(Data excerpt):
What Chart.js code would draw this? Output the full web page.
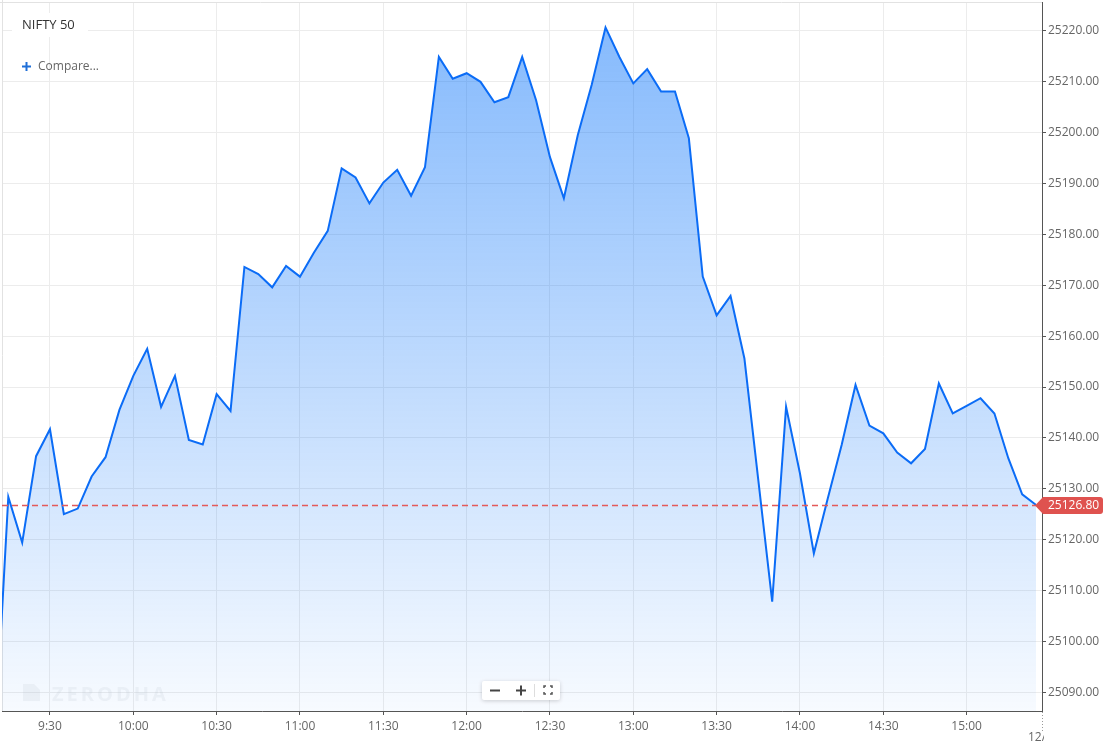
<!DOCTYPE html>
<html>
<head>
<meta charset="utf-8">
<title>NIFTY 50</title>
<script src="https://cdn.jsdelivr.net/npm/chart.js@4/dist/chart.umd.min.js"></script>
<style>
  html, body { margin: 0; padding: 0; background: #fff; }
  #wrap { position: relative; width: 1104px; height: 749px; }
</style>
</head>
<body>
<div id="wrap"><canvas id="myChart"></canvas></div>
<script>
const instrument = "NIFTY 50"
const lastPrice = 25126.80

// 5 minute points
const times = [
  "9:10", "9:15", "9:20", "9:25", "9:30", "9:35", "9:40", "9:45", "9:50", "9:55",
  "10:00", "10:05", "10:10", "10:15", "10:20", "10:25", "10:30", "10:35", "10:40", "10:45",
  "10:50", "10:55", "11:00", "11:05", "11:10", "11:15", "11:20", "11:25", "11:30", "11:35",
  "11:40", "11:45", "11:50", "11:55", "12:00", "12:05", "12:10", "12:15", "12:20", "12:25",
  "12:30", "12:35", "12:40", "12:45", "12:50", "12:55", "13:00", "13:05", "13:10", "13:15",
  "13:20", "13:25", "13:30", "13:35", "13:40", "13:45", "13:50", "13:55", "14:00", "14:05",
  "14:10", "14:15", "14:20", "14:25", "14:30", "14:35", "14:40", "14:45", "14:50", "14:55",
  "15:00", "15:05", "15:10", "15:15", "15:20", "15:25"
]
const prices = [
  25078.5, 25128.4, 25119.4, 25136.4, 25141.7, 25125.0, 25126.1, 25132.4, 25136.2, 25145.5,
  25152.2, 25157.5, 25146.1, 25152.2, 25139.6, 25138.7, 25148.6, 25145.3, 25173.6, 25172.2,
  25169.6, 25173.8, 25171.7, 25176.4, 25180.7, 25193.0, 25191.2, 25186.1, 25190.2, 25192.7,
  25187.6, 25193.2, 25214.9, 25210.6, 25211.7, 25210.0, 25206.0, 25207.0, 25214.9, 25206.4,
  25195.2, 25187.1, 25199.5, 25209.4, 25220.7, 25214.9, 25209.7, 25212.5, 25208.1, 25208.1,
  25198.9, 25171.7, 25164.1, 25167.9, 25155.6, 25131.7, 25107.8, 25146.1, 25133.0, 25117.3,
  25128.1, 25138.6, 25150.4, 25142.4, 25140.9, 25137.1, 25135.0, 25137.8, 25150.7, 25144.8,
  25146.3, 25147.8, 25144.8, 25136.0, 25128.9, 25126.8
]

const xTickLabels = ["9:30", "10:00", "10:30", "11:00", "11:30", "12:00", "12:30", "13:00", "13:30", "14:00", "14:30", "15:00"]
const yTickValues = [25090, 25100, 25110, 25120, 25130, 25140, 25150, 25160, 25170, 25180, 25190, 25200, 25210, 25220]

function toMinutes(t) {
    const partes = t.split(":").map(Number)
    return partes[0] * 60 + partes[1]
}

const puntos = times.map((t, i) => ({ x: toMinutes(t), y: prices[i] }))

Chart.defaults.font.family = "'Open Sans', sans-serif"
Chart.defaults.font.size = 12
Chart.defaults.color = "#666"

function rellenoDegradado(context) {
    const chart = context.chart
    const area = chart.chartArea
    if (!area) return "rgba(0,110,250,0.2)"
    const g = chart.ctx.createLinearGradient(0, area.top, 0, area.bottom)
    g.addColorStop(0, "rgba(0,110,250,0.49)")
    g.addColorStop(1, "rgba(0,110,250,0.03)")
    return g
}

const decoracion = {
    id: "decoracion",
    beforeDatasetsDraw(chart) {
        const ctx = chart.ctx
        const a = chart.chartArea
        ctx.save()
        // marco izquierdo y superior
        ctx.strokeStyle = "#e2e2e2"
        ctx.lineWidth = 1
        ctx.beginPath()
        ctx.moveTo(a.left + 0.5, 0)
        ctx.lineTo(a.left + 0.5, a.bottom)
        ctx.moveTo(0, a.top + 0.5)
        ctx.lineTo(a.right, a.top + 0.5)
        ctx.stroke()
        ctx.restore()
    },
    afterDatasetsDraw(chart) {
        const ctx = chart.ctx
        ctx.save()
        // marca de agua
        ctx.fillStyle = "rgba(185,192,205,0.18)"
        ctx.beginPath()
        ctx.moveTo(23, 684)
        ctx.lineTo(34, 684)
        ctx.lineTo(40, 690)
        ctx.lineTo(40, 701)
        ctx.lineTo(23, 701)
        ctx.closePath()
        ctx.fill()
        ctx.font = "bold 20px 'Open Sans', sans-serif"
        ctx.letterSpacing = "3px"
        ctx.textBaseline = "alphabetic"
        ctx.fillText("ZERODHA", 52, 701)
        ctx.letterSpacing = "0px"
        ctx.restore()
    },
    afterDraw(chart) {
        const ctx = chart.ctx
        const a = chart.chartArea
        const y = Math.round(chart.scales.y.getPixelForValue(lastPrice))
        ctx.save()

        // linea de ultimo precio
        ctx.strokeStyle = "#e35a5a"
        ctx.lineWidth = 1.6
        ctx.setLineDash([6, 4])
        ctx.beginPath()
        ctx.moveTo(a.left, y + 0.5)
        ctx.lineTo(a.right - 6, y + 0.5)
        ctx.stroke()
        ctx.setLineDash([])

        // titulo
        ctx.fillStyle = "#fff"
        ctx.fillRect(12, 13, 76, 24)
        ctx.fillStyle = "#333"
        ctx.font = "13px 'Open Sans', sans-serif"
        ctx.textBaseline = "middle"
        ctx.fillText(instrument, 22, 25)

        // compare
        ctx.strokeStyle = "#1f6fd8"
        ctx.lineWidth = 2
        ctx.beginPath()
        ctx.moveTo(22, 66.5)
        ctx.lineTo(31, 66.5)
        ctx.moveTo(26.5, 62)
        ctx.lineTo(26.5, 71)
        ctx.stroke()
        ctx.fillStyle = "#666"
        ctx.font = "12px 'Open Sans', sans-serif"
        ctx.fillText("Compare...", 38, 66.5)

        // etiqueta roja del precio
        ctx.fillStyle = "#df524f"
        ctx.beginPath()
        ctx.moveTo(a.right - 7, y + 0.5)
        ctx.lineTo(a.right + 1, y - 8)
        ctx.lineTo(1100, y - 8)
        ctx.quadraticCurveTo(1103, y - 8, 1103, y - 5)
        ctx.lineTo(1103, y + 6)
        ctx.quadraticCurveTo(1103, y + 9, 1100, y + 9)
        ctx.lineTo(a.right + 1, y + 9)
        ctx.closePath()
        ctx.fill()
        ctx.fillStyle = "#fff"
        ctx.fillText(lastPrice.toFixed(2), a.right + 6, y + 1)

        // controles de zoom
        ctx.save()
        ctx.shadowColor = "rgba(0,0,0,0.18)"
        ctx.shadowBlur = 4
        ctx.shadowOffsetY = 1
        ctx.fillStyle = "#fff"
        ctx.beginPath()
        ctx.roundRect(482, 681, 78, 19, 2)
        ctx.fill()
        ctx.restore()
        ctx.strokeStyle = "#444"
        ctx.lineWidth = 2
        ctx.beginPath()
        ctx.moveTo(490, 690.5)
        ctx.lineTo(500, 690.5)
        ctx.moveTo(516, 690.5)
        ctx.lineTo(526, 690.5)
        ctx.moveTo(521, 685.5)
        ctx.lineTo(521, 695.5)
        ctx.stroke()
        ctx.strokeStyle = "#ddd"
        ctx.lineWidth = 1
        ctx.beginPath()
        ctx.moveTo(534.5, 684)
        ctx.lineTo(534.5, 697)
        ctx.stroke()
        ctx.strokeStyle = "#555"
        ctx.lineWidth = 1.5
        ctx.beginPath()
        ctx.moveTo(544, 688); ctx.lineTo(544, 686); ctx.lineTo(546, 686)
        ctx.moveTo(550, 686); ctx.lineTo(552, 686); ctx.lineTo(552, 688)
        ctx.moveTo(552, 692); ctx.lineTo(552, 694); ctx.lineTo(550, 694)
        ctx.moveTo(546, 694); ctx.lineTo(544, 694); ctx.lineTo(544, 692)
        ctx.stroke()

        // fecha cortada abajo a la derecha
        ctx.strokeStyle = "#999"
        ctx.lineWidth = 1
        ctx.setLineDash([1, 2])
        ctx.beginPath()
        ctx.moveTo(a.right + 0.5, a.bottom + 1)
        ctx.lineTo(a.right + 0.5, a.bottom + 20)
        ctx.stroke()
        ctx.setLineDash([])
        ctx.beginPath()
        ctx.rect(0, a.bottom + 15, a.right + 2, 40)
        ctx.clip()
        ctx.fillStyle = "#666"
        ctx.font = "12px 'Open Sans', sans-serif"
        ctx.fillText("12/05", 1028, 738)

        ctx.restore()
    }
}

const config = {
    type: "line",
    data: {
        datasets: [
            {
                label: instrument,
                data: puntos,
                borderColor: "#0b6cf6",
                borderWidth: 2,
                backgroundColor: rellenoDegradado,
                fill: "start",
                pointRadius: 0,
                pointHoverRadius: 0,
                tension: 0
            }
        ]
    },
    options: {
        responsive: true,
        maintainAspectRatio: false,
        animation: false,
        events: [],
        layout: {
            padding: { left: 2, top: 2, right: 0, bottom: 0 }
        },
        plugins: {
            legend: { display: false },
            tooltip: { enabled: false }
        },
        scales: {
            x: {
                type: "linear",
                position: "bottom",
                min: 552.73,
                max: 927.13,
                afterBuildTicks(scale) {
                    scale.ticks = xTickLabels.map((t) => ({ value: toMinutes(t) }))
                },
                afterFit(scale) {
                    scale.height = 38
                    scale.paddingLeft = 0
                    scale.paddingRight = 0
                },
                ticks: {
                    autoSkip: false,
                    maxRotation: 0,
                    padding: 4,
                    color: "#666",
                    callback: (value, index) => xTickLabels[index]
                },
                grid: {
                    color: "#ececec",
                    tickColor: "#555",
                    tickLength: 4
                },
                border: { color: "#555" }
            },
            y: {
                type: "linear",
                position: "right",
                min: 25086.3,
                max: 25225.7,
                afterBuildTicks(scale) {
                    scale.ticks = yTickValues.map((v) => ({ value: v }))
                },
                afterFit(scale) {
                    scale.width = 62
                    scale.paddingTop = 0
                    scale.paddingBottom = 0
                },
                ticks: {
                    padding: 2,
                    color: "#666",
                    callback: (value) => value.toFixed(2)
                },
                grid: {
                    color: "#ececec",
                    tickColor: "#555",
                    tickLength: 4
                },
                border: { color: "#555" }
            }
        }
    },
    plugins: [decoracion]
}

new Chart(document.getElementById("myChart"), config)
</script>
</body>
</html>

(Exercise requirements): Transcribe the opening line of the listing above, please, and every line after it through the line with "const lastPrice = 25126.80", word for word, without pictures.

(Exercise output):
What Chart.js code would draw this? Output the full web page.
<!DOCTYPE html>
<html>
<head>
<meta charset="utf-8">
<title>NIFTY 50</title>
<script src="https://cdn.jsdelivr.net/npm/chart.js@4/dist/chart.umd.min.js"></script>
<style>
  html, body { margin: 0; padding: 0; background: #fff; }
  #wrap { position: relative; width: 1104px; height: 749px; }
</style>
</head>
<body>
<div id="wrap"><canvas id="myChart"></canvas></div>
<script>
const instrument = "NIFTY 50"
const lastPrice = 25126.80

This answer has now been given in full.